Full of pride and bursting with self importance, I threw away the left-over bait and brought the fish home, intending to show it to my father and whoever is interested. But no one –not my grandma, my mother, my father, my sister or my dog— was impressed with my first-ever catch. It was just too small to merit even a second look, so in frustration I skewered it with a piece of coconut midrib and broiled it over some embers.
Only the cat got interested in my prize catch, and so he got my life’s first piscatorial trophy. I didn’t even know if he enjoyed it.
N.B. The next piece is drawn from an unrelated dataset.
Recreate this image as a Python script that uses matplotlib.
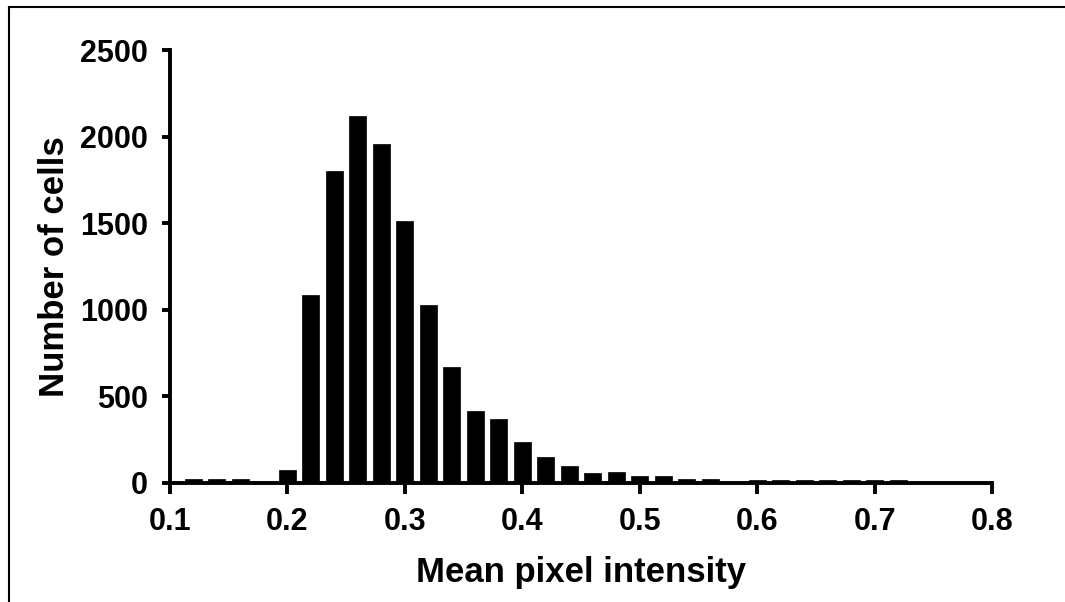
import numpy as np
import matplotlib.pyplot as plt
from matplotlib.lines import Line2D

plt.rcParams['font.family'] = ['Liberation Sans', 'DejaVu Sans']
plt.rcParams['font.weight'] = 'bold'

# histogram bins (centres) and counts
bin_centers = [0.12, 0.14, 0.16, 0.18, 0.20, 0.22, 0.24, 0.26, 0.28, 0.30,
               0.32, 0.34, 0.36, 0.38, 0.40, 0.42, 0.44, 0.46, 0.48, 0.50,
               0.52, 0.54, 0.56, 0.58, 0.60, 0.62, 0.64, 0.66, 0.68, 0.70, 0.72]
counts = [22, 22, 22, 0, 75, 1083, 1802, 2121, 1956, 1513,
          1030, 670, 413, 369, 235, 150, 97, 56, 62, 40,
          40, 25, 21, 0, 20, 20, 20, 20, 20, 20, 20]
xticks = [0.1, 0.2, 0.3, 0.4, 0.5, 0.6, 0.7, 0.8]
yticks = [0, 500, 1000, 1500, 2000, 2500]

fig = plt.figure(figsize=(10.65, 6.02), dpi=100)
ax = fig.add_axes([170 / 1065, 119 / 602, 822 / 1065, 433 / 602])

ax.bar(bin_centers, counts, width=0.0145, color='black', edgecolor='black', linewidth=0.5)

ax.set_xlim(0.1, 0.8)
ax.set_ylim(0, 2500)
ax.set_xticks(xticks)
ax.set_xticklabels([f"{t:.1f}" for t in xticks])
ax.set_yticks(yticks)

for side in ['top', 'right']:
    ax.spines[side].set_visible(False)
for side in ['left', 'bottom']:
    ax.spines[side].set_linewidth(2.8)
ax.tick_params(axis='x', length=8, width=2.8, labelsize=22, pad=9)
ax.tick_params(axis='y', length=6, width=2.8, labelsize=22, pad=10)

ax.set_xlabel("Mean pixel intensity", fontsize=25, fontweight='bold', labelpad=14)
ax.set_ylabel("Number of cells", fontsize=25, fontweight='bold', labelpad=6)

# border of the panel (left and top only)
fx = 9 / 1065
fy = 1 - 6.5 / 602
fig.add_artist(Line2D([fx, fx], [0, fy], transform=fig.transFigure, color='black', linewidth=1.5))
fig.add_artist(Line2D([fx, 1], [fy, fy], transform=fig.transFigure, color='black', linewidth=1.5))

fig.savefig("out.png", dpi=100, facecolor='white')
Earliest Attempts at Fishing
My earliest memories of fishing were the times I very patiently tried to catch bugaong (croaker) with a wire paper clip and a piece of string. I’d pilfer the clip from my teacher mother’s school supplies and the ball of string from my grandma’s crochet set. Going to the seashore, I would collect several hermit crabs and break their shells with a stone to get the succulent part of the crab. Then I’d open the clip, tie it to the string, impale the crabs’ soft rear after pinching off the hard pincers and legs, and toss the clip to the group of croakers.
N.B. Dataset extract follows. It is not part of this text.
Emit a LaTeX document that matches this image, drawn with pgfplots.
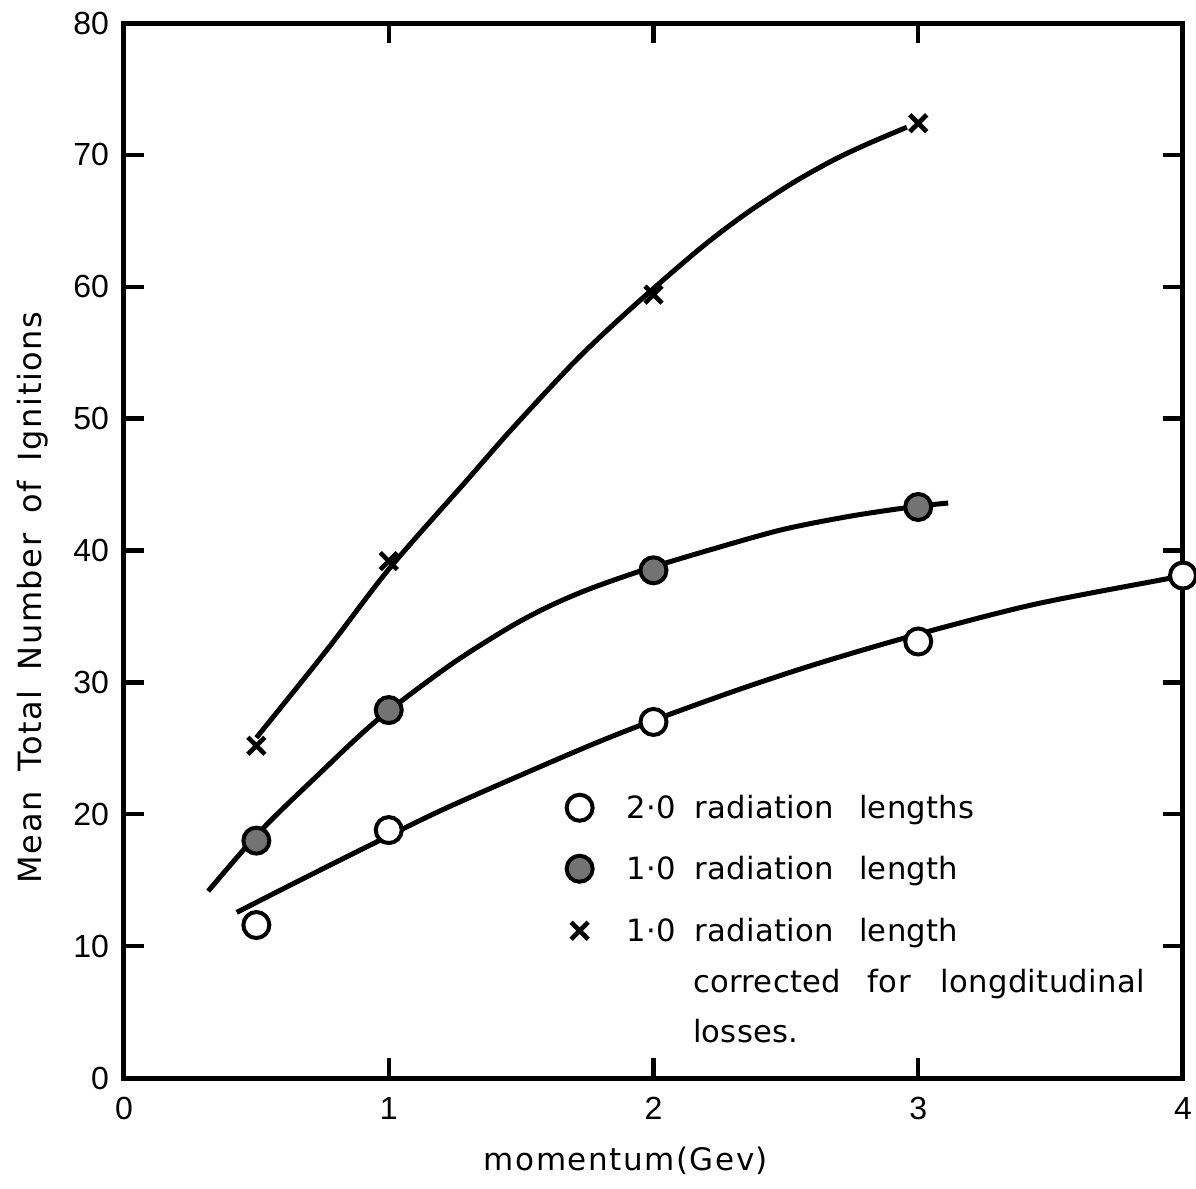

The time of day does not matter: morning, noon, early or left afternoon, but I usually went ‘fishing’—if it can be called such— during low tide, when the water has receded to about two hundred meters, leaving some wide, shallow pools wherein small fishes, caught unawares, were left marooned. There were tiny croakers, mullet, whiting, and some bottom-walkers. Sometimes, instead of ‘fishing’ for them, we’d chase them around and kick them off the water, catch them while they are flopping on the sand and bring them home for the cat or dog, since only they will be interested in the tiny fishes. You know, just for fun, or simply the children’s exuberant attempt to amuse themselves. But when alone and fishing strikes my fancy, I’d steal some thread and paper clip and do my thing.
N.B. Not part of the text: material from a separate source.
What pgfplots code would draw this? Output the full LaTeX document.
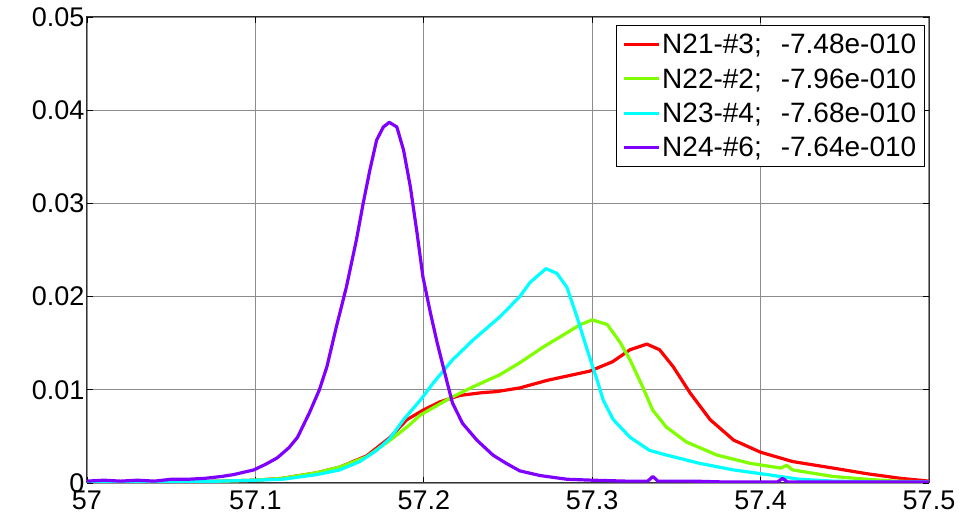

The smaller ones would attack the bait first, the bigger fish would soon follow, and all will have a field day because no matter how often or how strong I yank back on the string, I never caught a one, never hooked any fish. But I would persist, rebaiting and tossing the ensemble back again and again, until all my bait is gone, or the sun has grown too hot, or the dark has come and I can’t see the fish anymore. I would go home with nothing to show for my efforts, perhaps beaten for the moment but surely undefeated, because I go home with the hope that maybe tomorrow or the next time, I will finally catch one.
One will be enough for me, for that one –a single fish—will prove to me, myself, the world and all who are interested, that I am a fisherman. Or, more accurately, a sportfisherman. That I belong to that special tribe of people who believe that fishing is a noble pursuit, that matching wits with the piscatorial species is a wholesome and honorable endeavor, and that the fish is not important: the sport of catching it, is. The fish is only a trophy and the proof; nothing more, nothing less.
But if that singular desire is amateurish or too pedestrian, then I must tell you that at the time I was only six years old.